When did I become a Mum who doesn’t like swimming? The thought of it makes me shiver, literally! I always thought I would want to take them, be fun and adventurous and the truth is I’m not. I hate getting splashed in the face, which is kind of inevitable when you are in a pool full of children. Standing in a dirty, cold changing room trying to get myself dry, as well as the kids, without having a nervous breakdown is NOT my idea of fun. And if someone else’s random left over hair manages to wrap itself around one of my toes, well that’s it, I’m done!
We went swimming today as a family. It was cold, I had to shave, wear a swimsuit in public and I got splashed in the face numerous times! However, I did manage to avoid any hairs which was a massive win! The kids had a great time and it made me almost feel a little guilty for not taking them more often. I have no idea when swimming changed from being something I enjoyed, to something I tolerate?
Don’t get me wrong. I still enjoy floating around in a pool outdoors somewhere hot on a lilo. I’m pretty sure I would also still love the rapids at Center Parcs. That’s if we can ever afford to go. What is with their price hikes out of term time?
My lack of desire for swimming today made me wonder if it’s a natural progression as Mums we go through? Am I in the norm, or am I just being a ‘mean boring Mummy’ for putting it off?
There are so many more things I used to enjoy that now make me shudder.
Crafting and baking, makes the perfectionist in me TWITCH!
Taking them anywhere outside at the moment is a great idea until someone falls or deliberately, thanks toddler, sits in the mud. Even with protective clothing on, it still needs washing when you get home. Adding to the NEVER ENDING washing pile.
Simple family board games inevitably end in TEARS and cries of ‘he’s cheating’.
Fairground rides fill me with fear, are they safe? Will I DIE on them?
Choosing a film to watch together can be a massive DRAMA.
Beer festivals, infact any kind of busy event now involves chasing after a toddler and having to have eyes in the back of my head. I can’t sit for longer than a minute to enjoy a drink, ANYWHERE!
BBQs equal FIRE. Enough said!
A walk along anywhere near water is a possible drowning. You can FORGET stopping for lunch in that nice pub next to the canal.

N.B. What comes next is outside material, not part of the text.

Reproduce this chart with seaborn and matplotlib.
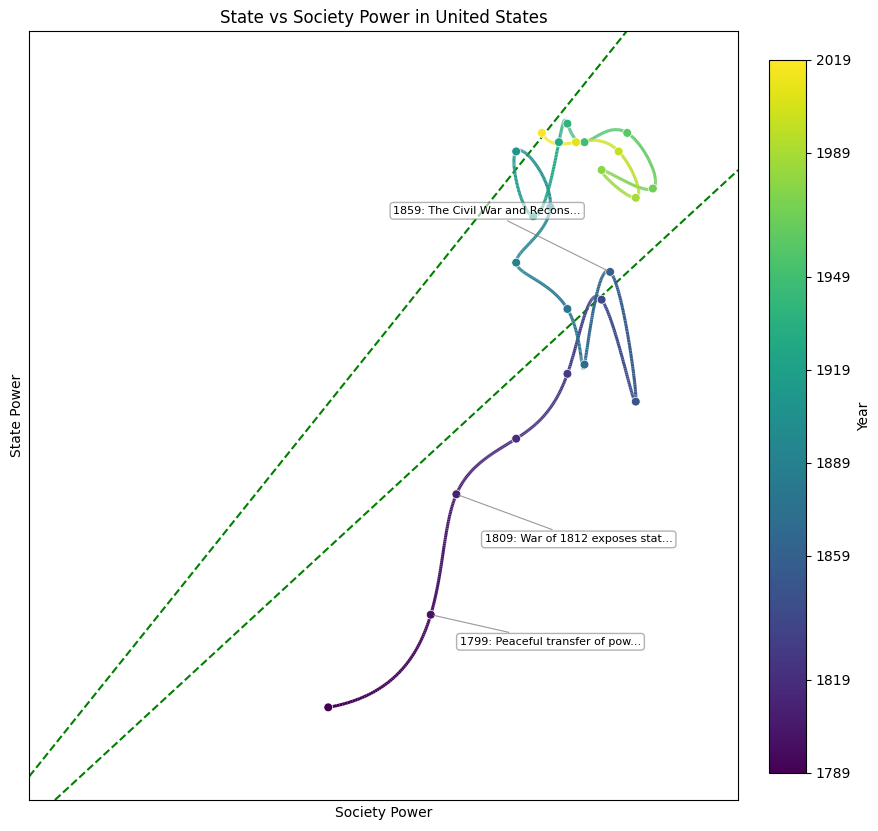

I’ve even developed a fear of heights. I used to want to bungee jump and now I can’t even stand on the edge of a balcony and look over the side. I FREAK out (inside my head, loudly) if any of the kids are anywhere high.
When did all of this happen? And how?
I know we are in the deep, dark depths of toddlerhood at the moment and I know it get’s easier. But I think so many years of the fear have changed me irreversibly. I see danger where I didn’t before!
I watch my children enjoying all these things, not aware of the dangers or my fears or annoyance and I want to keep it that way. Their chance to be the one worrying will come in time and maybe one day when they aren’t so little I will start enjoying it all again. Or maybe I wont! Maybe I am doomed to always now be a Mum who doesn’t like swimming?